The Telephone Factory Lofts is a mixed-use loft building along the BeltLine trail in the Poncey-Highland neighborhood of Atlanta. It is listed on the National Register of Historic Places as the Western Electric Company Building.

Layout[edit]

The main entrance is via a 75-foot (23 m)-high Art Deco-style tower. There is a four-story main building, which once housed the factory floor, offices and cafeteria, as well as a single-story building, formerly a warehouse that housed the shipping and receiving areas of the factory.[2] There are 66 loft units ranging from 750 square feet (70 m2) to 10,000 square feet (930 m2).[2]

History[edit]

Western Electric factory and repair center[edit]

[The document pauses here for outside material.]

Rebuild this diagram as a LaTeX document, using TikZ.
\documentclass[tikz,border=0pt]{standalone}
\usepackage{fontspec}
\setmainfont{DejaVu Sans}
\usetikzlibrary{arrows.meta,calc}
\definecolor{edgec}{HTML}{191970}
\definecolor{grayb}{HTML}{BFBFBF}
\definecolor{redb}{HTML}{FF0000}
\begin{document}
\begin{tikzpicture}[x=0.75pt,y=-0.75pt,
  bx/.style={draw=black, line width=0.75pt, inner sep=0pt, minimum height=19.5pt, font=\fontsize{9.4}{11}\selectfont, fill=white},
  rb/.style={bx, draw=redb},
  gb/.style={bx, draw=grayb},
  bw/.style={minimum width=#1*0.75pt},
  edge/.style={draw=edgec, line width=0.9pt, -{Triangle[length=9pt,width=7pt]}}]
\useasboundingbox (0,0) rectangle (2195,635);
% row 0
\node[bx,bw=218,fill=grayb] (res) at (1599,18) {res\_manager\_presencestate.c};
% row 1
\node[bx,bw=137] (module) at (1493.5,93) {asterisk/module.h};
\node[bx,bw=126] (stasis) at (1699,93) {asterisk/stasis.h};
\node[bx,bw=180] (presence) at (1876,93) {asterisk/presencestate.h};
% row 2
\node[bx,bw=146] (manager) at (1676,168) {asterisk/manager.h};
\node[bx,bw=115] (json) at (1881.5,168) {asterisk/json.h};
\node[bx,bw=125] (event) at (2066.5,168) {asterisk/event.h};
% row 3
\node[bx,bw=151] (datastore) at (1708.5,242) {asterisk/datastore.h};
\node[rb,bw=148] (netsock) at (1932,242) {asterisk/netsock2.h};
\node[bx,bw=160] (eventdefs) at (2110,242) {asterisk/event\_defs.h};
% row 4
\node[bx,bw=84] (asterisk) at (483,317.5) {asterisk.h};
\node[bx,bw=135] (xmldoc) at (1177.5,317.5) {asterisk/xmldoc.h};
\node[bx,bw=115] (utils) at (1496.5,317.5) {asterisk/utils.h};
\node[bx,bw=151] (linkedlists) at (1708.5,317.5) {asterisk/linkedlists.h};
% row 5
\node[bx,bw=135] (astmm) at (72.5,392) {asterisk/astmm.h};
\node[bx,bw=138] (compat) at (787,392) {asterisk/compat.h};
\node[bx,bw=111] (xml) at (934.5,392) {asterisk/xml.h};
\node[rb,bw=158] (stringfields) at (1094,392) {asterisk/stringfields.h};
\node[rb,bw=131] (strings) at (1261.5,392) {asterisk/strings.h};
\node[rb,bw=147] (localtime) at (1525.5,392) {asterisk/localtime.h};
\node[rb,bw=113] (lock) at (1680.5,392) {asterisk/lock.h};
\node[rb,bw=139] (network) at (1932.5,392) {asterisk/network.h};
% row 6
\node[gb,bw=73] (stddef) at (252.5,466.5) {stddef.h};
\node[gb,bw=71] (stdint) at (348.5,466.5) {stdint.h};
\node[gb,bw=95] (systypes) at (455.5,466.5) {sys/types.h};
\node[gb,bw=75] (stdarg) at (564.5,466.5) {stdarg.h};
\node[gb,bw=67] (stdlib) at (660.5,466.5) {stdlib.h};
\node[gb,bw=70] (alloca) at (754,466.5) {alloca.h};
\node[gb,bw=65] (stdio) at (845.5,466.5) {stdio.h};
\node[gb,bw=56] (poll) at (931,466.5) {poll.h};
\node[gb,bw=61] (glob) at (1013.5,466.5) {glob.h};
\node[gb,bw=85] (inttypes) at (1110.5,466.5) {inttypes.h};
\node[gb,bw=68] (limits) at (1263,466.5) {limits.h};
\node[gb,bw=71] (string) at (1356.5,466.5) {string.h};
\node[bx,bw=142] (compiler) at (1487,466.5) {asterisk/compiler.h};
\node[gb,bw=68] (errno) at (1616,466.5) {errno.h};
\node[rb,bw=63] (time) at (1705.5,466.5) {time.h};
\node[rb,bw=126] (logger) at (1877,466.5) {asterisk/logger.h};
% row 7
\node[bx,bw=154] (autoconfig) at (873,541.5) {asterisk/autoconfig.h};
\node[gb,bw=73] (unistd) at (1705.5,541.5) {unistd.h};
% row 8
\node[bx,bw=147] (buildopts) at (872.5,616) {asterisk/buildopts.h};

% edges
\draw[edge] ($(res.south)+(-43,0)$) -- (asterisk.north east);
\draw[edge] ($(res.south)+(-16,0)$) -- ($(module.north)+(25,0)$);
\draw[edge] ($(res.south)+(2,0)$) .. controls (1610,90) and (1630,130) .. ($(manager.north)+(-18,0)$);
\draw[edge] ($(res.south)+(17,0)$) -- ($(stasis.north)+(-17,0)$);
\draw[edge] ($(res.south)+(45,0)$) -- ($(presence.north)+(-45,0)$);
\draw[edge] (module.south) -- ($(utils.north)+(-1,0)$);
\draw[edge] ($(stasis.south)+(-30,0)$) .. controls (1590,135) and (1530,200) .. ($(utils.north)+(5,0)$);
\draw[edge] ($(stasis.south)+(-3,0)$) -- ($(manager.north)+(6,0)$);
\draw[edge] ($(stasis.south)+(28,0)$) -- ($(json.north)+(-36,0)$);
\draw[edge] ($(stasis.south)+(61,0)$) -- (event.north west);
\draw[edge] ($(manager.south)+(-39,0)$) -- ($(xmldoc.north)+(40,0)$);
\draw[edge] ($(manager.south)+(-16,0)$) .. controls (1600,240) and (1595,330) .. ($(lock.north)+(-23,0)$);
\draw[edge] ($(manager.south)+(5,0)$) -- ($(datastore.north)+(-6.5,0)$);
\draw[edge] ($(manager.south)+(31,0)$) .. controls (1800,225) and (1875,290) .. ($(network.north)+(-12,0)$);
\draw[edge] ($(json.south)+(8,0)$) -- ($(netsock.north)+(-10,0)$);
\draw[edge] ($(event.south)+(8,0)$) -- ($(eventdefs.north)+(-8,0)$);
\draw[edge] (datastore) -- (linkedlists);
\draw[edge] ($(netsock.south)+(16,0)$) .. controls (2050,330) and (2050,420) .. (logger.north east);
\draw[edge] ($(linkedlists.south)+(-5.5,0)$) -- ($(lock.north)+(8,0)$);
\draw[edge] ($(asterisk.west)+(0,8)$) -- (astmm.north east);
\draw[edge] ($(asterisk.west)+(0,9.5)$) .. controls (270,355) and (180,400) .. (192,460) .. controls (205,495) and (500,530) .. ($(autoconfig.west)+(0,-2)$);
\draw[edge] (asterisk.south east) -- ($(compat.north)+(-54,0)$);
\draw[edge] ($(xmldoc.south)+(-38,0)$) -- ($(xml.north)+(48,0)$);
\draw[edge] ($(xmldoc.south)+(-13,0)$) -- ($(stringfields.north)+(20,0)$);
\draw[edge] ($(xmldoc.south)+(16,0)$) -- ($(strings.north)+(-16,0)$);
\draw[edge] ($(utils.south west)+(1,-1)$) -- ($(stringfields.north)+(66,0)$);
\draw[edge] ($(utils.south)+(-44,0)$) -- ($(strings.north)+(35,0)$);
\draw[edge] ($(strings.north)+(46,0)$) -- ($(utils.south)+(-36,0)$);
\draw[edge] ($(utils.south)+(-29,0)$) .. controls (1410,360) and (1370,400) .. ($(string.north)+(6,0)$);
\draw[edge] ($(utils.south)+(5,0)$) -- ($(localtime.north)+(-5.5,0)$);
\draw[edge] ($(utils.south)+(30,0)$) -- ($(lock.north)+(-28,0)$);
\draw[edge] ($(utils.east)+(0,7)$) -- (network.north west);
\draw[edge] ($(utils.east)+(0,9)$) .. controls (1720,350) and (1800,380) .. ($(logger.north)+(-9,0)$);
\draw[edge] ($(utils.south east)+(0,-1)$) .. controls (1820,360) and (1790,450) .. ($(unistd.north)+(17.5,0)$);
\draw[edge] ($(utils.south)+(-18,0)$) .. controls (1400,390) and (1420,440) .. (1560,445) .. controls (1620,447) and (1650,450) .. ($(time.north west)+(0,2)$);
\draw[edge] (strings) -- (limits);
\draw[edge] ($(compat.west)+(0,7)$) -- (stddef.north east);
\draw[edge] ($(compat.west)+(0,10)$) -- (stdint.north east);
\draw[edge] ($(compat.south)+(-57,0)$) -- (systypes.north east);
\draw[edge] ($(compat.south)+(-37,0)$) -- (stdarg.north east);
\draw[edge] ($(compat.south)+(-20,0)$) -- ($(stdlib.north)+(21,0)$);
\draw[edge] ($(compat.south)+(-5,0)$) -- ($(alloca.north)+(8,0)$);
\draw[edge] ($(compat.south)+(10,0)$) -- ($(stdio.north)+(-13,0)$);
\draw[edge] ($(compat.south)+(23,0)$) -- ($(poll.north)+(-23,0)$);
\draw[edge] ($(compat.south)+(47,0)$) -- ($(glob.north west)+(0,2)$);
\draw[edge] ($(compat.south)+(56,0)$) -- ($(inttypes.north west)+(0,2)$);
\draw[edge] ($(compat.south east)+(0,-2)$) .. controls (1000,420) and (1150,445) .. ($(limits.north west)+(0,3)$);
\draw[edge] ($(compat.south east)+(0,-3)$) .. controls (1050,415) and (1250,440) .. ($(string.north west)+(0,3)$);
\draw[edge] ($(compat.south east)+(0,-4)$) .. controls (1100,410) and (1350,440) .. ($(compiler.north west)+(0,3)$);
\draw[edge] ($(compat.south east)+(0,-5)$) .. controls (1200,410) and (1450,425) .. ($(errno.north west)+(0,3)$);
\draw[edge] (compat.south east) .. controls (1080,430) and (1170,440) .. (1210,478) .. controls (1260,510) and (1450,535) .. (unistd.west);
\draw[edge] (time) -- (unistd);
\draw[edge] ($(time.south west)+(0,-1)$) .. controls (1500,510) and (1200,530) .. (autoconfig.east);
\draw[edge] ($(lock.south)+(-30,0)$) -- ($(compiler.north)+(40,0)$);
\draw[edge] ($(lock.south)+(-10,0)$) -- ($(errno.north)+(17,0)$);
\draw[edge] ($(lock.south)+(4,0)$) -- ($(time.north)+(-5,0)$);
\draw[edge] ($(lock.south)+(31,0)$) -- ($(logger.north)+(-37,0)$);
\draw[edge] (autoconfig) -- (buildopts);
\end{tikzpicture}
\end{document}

The building was constructed in 1938 and was a Western Electric Co. factory that manufactured and repaired telephones and switchboard systems that were owned by the Bell System and rented out to customers.[3]

Conversion to lofts[edit]

In 1995, developers Rhodes and David Perdue decided to convert the building to lofts. They applied for bond financing from the Atlanta Development Authority (ADA), the city's development arm. As a condition of providing the financing, the ADA required, as part of an affordable housing program, that one-fifth of the units be made available for people earning 50% of the area median income, ($25,000 per year) or less. The lofts opened in 1996, and for fifteen years through 2011, units were offered as living and work space to artists, writers and designers at inexpensive prices under the program. In 2011, the units were transitioned to market rates. Upon conclusion of leases, occupants had to sign new contracts at the much higher market rates if they wished to stay.[3]

This Western Electric building should not be confused with the demolished 1921 Western Electric Company building which stood at 117-123 Walton Street NW in Downtown Atlanta.[4]